» **Instruction**
Write out, word for word, every line from the first one through the line that holds "const yTicks = [0, 200, 400, 600, 800];", and nothing else; skip the pictures.

— begin Raw data —

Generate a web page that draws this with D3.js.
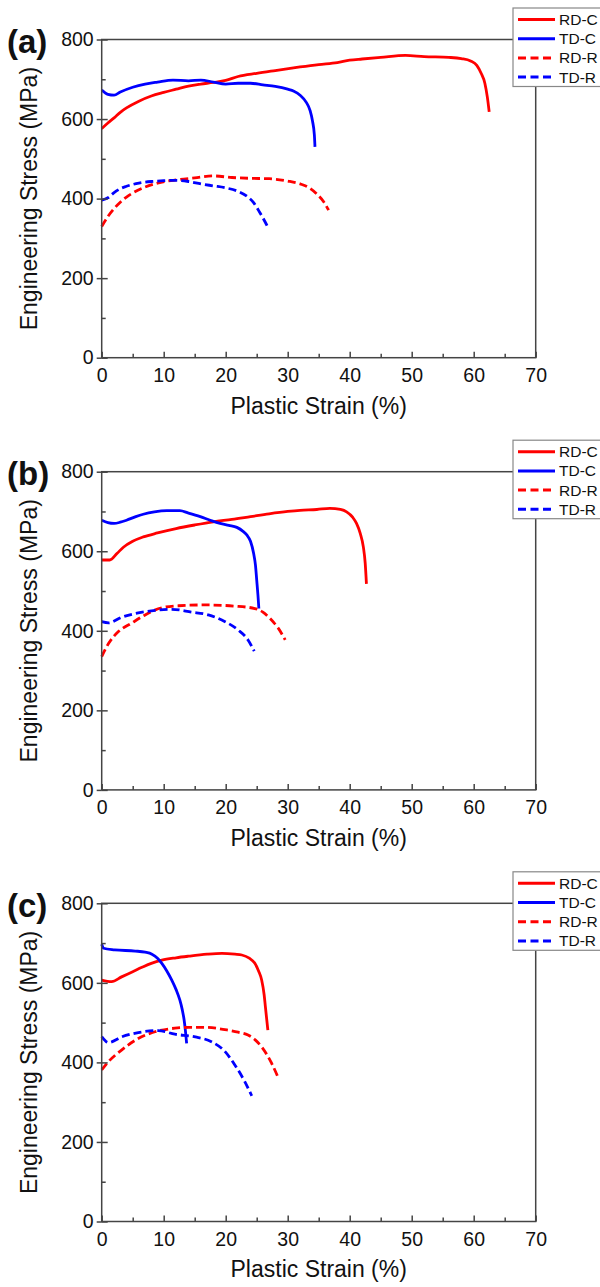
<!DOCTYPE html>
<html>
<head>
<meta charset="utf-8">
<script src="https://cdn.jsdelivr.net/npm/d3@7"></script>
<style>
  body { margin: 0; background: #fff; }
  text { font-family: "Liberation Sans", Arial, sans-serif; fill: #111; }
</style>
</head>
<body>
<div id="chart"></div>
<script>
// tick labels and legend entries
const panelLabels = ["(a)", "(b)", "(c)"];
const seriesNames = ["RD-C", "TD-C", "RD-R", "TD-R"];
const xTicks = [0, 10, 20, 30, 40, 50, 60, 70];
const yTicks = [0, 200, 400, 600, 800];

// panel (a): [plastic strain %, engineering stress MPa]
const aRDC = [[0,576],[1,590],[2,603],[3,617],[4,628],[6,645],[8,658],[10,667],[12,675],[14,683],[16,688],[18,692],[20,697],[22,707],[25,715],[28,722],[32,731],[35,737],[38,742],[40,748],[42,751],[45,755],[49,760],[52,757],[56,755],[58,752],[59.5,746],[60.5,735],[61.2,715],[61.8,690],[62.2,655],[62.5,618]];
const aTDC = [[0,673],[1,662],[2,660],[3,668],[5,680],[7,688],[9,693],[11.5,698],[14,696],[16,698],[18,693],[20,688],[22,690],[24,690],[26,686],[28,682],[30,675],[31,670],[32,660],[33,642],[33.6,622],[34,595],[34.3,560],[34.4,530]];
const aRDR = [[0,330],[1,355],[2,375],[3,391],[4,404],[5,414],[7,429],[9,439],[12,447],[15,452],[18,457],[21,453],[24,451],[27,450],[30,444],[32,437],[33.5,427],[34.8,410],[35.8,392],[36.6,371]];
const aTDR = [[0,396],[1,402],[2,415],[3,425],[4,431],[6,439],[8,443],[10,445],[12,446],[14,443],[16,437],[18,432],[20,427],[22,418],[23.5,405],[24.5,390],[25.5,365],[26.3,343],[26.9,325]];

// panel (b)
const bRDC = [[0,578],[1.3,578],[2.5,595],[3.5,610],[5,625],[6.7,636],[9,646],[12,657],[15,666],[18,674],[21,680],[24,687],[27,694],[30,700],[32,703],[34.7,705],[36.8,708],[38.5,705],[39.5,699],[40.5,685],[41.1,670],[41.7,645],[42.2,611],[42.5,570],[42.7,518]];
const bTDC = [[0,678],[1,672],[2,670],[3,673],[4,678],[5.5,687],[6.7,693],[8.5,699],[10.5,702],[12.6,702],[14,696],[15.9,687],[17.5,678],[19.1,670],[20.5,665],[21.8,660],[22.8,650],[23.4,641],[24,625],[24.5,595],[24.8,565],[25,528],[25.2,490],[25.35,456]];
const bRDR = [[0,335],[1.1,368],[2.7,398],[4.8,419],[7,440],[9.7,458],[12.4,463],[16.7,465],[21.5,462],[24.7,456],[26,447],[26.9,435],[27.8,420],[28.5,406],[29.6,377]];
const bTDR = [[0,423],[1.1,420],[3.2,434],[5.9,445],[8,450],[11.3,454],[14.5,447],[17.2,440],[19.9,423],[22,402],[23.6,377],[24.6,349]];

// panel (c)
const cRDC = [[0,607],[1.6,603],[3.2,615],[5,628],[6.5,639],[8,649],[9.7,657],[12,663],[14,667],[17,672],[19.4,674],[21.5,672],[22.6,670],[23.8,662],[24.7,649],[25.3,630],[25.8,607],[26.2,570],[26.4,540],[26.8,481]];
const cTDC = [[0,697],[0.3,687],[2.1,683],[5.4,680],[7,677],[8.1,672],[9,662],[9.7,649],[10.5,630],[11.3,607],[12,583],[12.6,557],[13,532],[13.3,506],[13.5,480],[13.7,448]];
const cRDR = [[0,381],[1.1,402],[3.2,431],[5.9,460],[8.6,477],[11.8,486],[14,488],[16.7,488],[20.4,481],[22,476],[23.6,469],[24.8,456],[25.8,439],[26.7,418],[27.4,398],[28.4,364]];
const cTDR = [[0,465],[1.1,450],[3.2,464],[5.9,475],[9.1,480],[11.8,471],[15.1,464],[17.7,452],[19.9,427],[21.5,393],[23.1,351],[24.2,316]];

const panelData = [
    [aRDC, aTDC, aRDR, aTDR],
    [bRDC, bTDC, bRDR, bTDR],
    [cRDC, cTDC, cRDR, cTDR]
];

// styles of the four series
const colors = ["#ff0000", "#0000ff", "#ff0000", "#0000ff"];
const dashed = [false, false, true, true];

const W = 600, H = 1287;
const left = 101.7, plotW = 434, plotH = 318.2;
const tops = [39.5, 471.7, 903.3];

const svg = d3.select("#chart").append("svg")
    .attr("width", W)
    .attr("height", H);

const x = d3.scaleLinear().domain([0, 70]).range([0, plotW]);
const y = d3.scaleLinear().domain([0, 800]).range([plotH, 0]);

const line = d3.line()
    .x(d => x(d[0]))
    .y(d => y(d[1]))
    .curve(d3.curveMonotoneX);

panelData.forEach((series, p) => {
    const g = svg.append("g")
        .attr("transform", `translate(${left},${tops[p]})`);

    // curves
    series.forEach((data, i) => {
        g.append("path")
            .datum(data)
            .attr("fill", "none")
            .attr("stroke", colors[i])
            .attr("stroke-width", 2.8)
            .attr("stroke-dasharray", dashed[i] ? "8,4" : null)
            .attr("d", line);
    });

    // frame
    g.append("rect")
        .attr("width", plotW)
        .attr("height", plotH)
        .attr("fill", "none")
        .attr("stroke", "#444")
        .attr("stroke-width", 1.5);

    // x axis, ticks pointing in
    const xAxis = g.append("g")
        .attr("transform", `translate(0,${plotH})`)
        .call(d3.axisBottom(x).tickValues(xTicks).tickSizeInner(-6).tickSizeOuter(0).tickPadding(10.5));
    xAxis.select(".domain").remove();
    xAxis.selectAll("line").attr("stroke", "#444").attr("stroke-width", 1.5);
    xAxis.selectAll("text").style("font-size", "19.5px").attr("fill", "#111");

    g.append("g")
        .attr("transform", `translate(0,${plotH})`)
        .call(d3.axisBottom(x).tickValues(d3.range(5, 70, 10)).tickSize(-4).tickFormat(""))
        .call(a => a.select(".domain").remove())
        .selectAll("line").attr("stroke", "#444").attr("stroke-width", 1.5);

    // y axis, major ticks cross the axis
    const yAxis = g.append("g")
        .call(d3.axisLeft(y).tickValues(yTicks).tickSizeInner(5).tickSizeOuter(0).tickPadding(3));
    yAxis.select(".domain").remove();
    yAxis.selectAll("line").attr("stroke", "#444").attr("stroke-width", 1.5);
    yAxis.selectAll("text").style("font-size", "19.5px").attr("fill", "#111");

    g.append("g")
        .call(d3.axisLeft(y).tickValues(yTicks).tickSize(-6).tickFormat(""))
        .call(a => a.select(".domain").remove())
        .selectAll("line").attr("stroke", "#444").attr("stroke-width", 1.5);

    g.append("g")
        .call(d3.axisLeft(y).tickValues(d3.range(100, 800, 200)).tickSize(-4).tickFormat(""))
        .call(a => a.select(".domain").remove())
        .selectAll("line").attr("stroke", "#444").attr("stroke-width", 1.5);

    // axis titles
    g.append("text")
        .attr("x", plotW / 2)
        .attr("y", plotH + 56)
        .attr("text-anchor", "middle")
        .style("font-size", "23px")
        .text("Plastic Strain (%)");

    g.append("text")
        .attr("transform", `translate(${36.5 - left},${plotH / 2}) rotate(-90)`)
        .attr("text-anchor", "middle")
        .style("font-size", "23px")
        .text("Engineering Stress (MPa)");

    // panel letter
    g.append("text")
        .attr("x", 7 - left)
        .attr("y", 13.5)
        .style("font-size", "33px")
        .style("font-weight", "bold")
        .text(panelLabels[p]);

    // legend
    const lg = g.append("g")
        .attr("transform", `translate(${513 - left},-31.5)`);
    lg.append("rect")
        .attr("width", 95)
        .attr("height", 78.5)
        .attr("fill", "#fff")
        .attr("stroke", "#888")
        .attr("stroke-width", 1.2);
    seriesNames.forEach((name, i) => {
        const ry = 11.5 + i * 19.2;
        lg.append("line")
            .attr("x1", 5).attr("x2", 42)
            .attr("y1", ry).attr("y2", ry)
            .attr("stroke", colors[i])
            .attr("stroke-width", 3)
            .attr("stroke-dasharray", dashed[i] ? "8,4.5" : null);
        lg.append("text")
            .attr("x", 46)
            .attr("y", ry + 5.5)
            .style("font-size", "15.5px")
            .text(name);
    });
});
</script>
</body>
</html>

— end Raw data —

» **Complete output**
Generate a web page that draws this with D3.js.
<!DOCTYPE html>
<html>
<head>
<meta charset="utf-8">
<script src="https://cdn.jsdelivr.net/npm/d3@7"></script>
<style>
  body { margin: 0; background: #fff; }
  text { font-family: "Liberation Sans", Arial, sans-serif; fill: #111; }
</style>
</head>
<body>
<div id="chart"></div>
<script>
// tick labels and legend entries
const panelLabels = ["(a)", "(b)", "(c)"];
const seriesNames = ["RD-C", "TD-C", "RD-R", "TD-R"];
const xTicks = [0, 10, 20, 30, 40, 50, 60, 70];
const yTicks = [0, 200, 400, 600, 800];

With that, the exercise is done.